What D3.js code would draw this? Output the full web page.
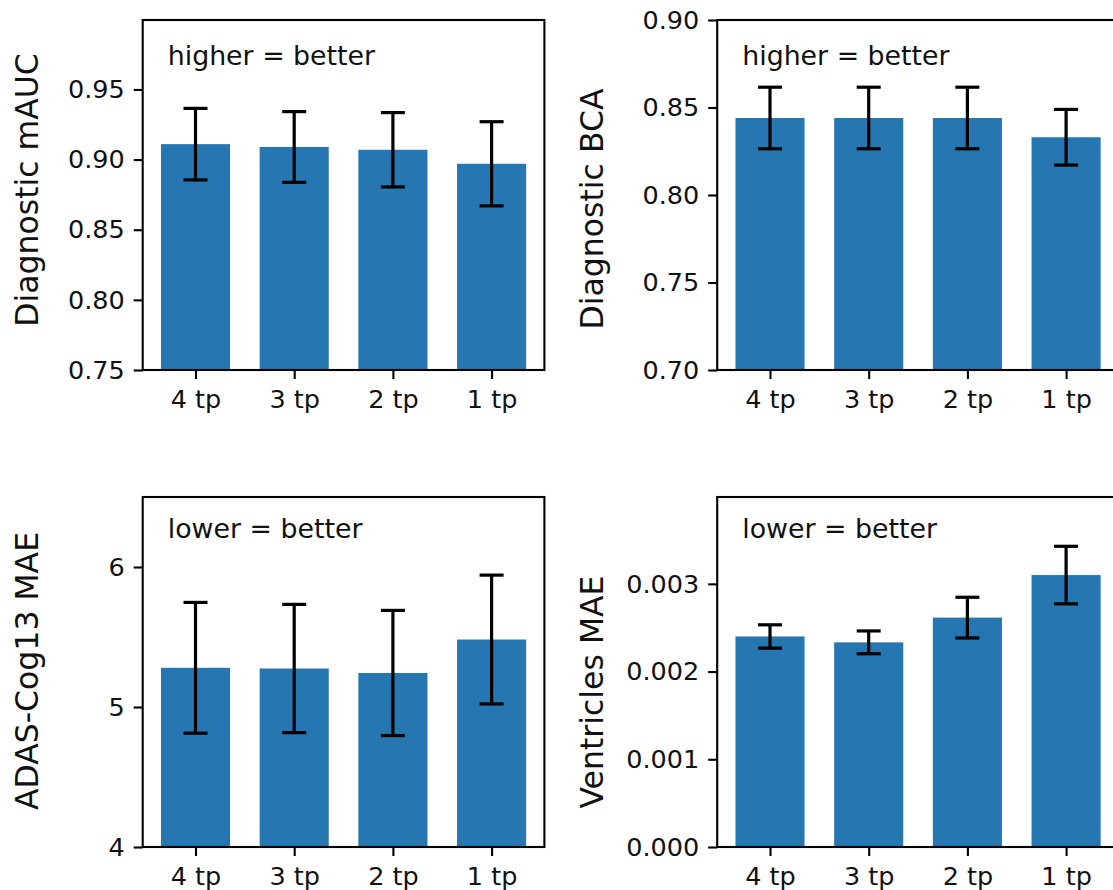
<!DOCTYPE html>
<html>
<head>
<meta charset="utf-8">
<script src="https://cdn.jsdelivr.net/npm/d3@7"></script>
<style>
  html, body { margin: 0; padding: 0; background: #fff; }
  svg { display: block; font-family: "DejaVu Sans", sans-serif; }
</style>
</head>
<body>
<svg id="chart" width="1113" height="890"></svg>
<script>
// Categories: number of timepoints used
const categories = ["4 tp", "3 tp", "2 tp", "1 tp"];

// Diagnostic mAUC (higher = better)
const mAUC = [0.911, 0.909, 0.907, 0.897];
const mAUCErr = [0.0255, 0.0252, 0.0265, 0.030];
const mAUCTicks = [0.75, 0.80, 0.85, 0.90, 0.95];

// Diagnostic BCA (higher = better)
const bca = [0.844, 0.844, 0.844, 0.833];
const bcaErr = [0.0176, 0.0176, 0.0176, 0.0159];
const bcaTicks = [0.70, 0.75, 0.80, 0.85, 0.90];

// ADAS-Cog13 MAE (lower = better)
const adas = [5.28, 5.275, 5.243, 5.482];
const adasErr = [0.467, 0.458, 0.447, 0.46];
const adasTicks = [4, 5, 6];

// Ventricles MAE (lower = better)
const vent = [0.00240, 0.002333, 0.002615, 0.00310];
const ventErr = [0.000133, 0.00013, 0.000232, 0.000328];
const ventTicks = [0, 0.001, 0.002, 0.003];

const svg = d3.select("#chart");
const BAR = "#2576b1";
const INK = "#111";
const TICK_FS = 25.5, LABEL_FS = 31.5, NOTE_FS = 26.8;
const AX_W = 401.7, AX_H = 350;
const BAR_W = 0.7;

const panels = [
  { values: mAUC, err: mAUCErr, ticks: mAUCTicks, fmt: d3.format(".2f"), domain: [0.75, 0.9995],
    label: "Diagnostic mAUC", note: "higher = better", left: 142.7, top: 20, noteY: 45, labelX: 38, labelY: 190 },
  { values: bca, err: bcaErr, ticks: bcaTicks, fmt: d3.format(".2f"), domain: [0.70, 0.90],
    label: "Diagnostic BCA", note: "higher = better", left: 717.2, top: 20, noteY: 45, labelX: 603, labelY: 209 },
  { values: adas, err: adasErr, ticks: adasTicks, fmt: d3.format("d"), domain: [4, 6.5],
    label: "ADAS-Cog13 MAE", note: "lower = better", left: 142.7, top: 497, noteY: 41, labelX: 38, labelY: 671 },
  { values: vent, err: ventErr, ticks: ventTicks, fmt: d3.format(".3f"), domain: [0, 0.00399],
    label: "Ventricles MAE", note: "lower = better", left: 717.2, top: 497, noteY: 41, labelX: 603, labelY: 692 }
];

panels.forEach(p => {
  const g = svg.append("g").attr("transform", `translate(${p.left},${p.top})`);
  const x = d3.scaleLinear().domain([-0.535, 3.535]).range([0, AX_W]);
  const y = d3.scaleLinear().domain(p.domain).range([AX_H, 0]);
  const rows = categories.map((c, i) => ({ c, i, v: p.values[i], e: p.err[i] }));

  // bars
  g.selectAll("rect.bar").data(rows).enter().append("rect")
    .attr("class", "bar")
    .attr("x", d => x(d.i - BAR_W / 2))
    .attr("width", d => x(d.i + BAR_W / 2) - x(d.i - BAR_W / 2))
    .attr("y", d => y(d.v))
    .attr("height", d => y(p.domain[0]) - y(d.v))
    .attr("fill", BAR);

  // error bars with caps
  const eb = g.selectAll("g.err").data(rows).enter().append("g").attr("class", "err")
    .attr("stroke", "#000").attr("stroke-width", 3.2);
  eb.append("line")
    .attr("x1", d => x(d.i)).attr("x2", d => x(d.i))
    .attr("y1", d => y(d.v - d.e)).attr("y2", d => y(d.v + d.e));
  eb.append("line")
    .attr("x1", d => x(d.i) - 12).attr("x2", d => x(d.i) + 12)
    .attr("y1", d => y(d.v + d.e)).attr("y2", d => y(d.v + d.e));
  eb.append("line")
    .attr("x1", d => x(d.i) - 12).attr("x2", d => x(d.i) + 12)
    .attr("y1", d => y(d.v - d.e)).attr("y2", d => y(d.v - d.e));

  // y axis
  const yAxis = d3.axisLeft(y).tickValues(p.ticks).tickFormat(p.fmt).tickSize(9).tickPadding(9);
  const ya = g.append("g").call(yAxis);
  // x axis
  const xAxis = d3.axisBottom(x).tickValues(d3.range(categories.length))
    .tickFormat(i => categories[i]).tickSize(9).tickPadding(11);
  const xa = g.append("g").attr("transform", `translate(0,${AX_H})`).call(xAxis);

  [ya, xa].forEach(a => {
    a.select(".domain").remove();
    a.selectAll(".tick line").attr("stroke", "#000").attr("stroke-width", 2.1);
    a.selectAll(".tick text").attr("fill", INK)
      .style("font-family", "'DejaVu Sans', sans-serif").style("font-size", TICK_FS + "px");
  });

  // frame
  g.append("rect").attr("x", 0).attr("y", 0).attr("width", AX_W).attr("height", AX_H)
    .attr("fill", "none").attr("stroke", "#000").attr("stroke-width", 2.1);

  // annotation
  g.append("text").attr("x", 25).attr("y", p.noteY)
    .attr("fill", INK).style("font-size", NOTE_FS + "px").text(p.note);

  // y label
  svg.append("text")
    .attr("transform", `translate(${p.labelX},${p.labelY}) rotate(-90)`)
    .attr("text-anchor", "middle")
    .attr("fill", INK).style("font-size", LABEL_FS + "px").text(p.label);
});
</script>
</body>
</html>
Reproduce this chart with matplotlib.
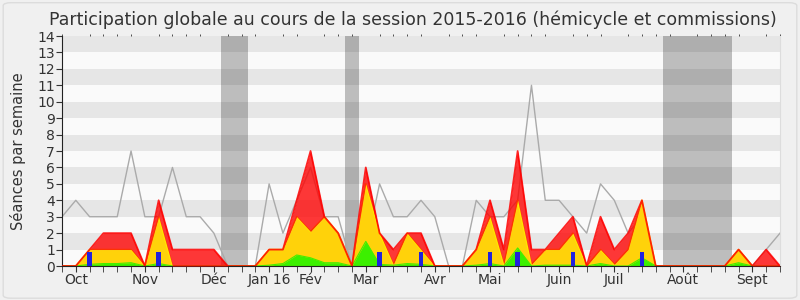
import numpy as np
import matplotlib.pyplot as plt
from matplotlib.patches import FancyBboxPatch

# weekly values, session 2015-2016 (53 weeks)
weeks = np.arange(53)

total = [0, 0, 1, 2, 2, 2, 0, 4, 1, 1, 1, 1, 0, 0, 0, 1, 1, 4, 7, 3, 2, 0,
         6, 2, 1, 2, 2, 0, 0, 0, 1, 4, 1, 7, 1, 1, 2, 3, 0, 3, 1, 2, 4, 0,
         0, 0, 0, 0, 0, 1, 0, 1, 0]
commission = [0, 0, 1, 1, 1, 1, 0, 3, 0, 0, 0, 0, 0, 0, 0, 1, 1, 3, 2.1, 3, 2, 0,
              5, 2, 0.1, 2, 1, 0, 0, 0, 1, 3, 0.1, 4, 0.1, 1, 1, 2, 0, 1, 0.1, 1, 4, 0,
              0, 0, 0, 0, 0, 1, 0, 0, 0]
hemicycle = [0, 0, 0.1, 0.15, 0.15, 0.2, 0, 0.15, 0, 0, 0, 0, 0, 0, 0, 0.05, 0.15, 0.67, 0.5, 0.2, 0.2, 0,
             1.5, 0.1, 0.05, 0.15, 0.1, 0, 0, 0, 0.05, 0.15, 0, 1.1, 0, 0.05, 0.05, 0.05, 0, 0.15, 0, 0, 0.5, 0,
             0, 0, 0, 0, 0, 0.2, 0, 0, 0]
mediane = [3, 4, 3, 3, 3, 7, 3, 3, 6, 3, 3, 2, 0, 0, 0, 5, 2, 4, 6, 3, 3, 0,
           1, 5, 3, 3, 4, 3, 0, 0, 4, 3, 3, 4, 11, 4, 4, 3, 2, 5, 4, 2, 3, 0,
           0, 0, 0, 0, 0, 1, 0, 1, 2]

question_weeks = [2, 7, 23, 26, 31, 33, 37, 42]
question_heights = [0.87, 0.87, 0.87, 0.87, 0.87, 0.87, 0.87, 0.87]

vacances = [(11.5, 13.5), (20.5, 21.5), (43.5, 48.5)]

month_pos = [1, 6, 11, 15, 18, 22, 27, 31, 36, 40, 45, 50]
month_labels = ["Oct", "Nov", "Déc", "Jan 16", "Fév", "Mar", "Avr", "Mai",
                "Juin", "Juil", "Août", "Sept"]

fig = plt.figure(figsize=(8, 3), dpi=100, facecolor="#f0f0f0")
fig.patches.append(FancyBboxPatch((0.004, 0.006), 0.992, 0.985, boxstyle="round,pad=0,rounding_size=0.01",
                                  transform=fig.transFigure, facecolor="none", edgecolor="#dcdcdc", lw=1))
ax = fig.add_axes([0.0775, 0.1133, 0.8975, 0.7667])
ax.set_facecolor("#fafafa")

for a, b in vacances:
    ax.axvspan(a, b, color="#bdbdbd", lw=0, zorder=0.5)
for k in range(1, 14, 2):
    ax.axhspan(k, k + 1, color="black", alpha=0.08, lw=0, zorder=0.6)

ax.plot(weeks, mediane, color="#aaaaaa", lw=1, zorder=1)

ax.fill_between(weeks, 0, commission, color="#ffd20a", lw=0, zorder=2)
ax.plot(weeks, commission, color="#ffe800", lw=1.2, zorder=2.1)
ax.fill_between(weeks, 0, hemicycle, color="#3cf000", lw=0, zorder=2.2)
ax.plot(weeks, hemicycle, color="#44ee00", lw=0.8, zorder=2.3)
ax.fill_between(weeks, commission, total, color="#ff0000", alpha=0.78, lw=0, zorder=3)
ax.plot(weeks, total, color="#ff0000", alpha=0.85, lw=1.3, zorder=3.1)

ax.bar(question_weeks, question_heights, width=0.33, color="#2222dd", zorder=4)

ax.set_xlim(0, 52)
ax.set_ylim(0, 14)
ax.set_yticks(range(15))
ax.tick_params(axis="y", labelsize=10, length=4, color="#333333", labelcolor="#333333", pad=1)
ax.set_xticks(weeks, minor=True)
ax.set_xticks(month_pos)
ax.set_xticklabels(month_labels)
ax.tick_params(axis="x", which="both", length=4, color="#333333", labelsize=10, labelcolor="#333333", pad=1)
ax.tick_params(axis="x", which="minor", top=True, bottom=True)
ax.tick_params(axis="x", which="major", top=False)
for t in ax.xaxis.get_minor_ticks():
    t.tick2line.set_markersize(1.5)
    t.tick2line.set_color("#555555")

ax.spines["top"].set_visible(False)
ax.spines["right"].set_color("#dddddd")
ax.spines["left"].set_color("#222222")
ax.spines["bottom"].set_color("#222222")

ax.set_ylabel("Séances par semaine", fontsize=10.5, color="#333333", labelpad=8)
fig.text(0.516, 0.935, "Participation globale au cours de la session 2015-2016 (hémicycle et commissions)",
         ha="center", va="center", fontsize=12.5, color="#333333")

fig.savefig("out.png", dpi=100, facecolor=fig.get_facecolor())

◆ ◆ ◆

Copy out exactly the material that runs from the line with "Reproduce this chart with matplotlib." to the line with "weeks = np.arange(53)", ends included, and leave the pictures behind.

Reproduce this chart with matplotlib.
import numpy as np
import matplotlib.pyplot as plt
from matplotlib.patches import FancyBboxPatch

# weekly values, session 2015-2016 (53 weeks)
weeks = np.arange(53)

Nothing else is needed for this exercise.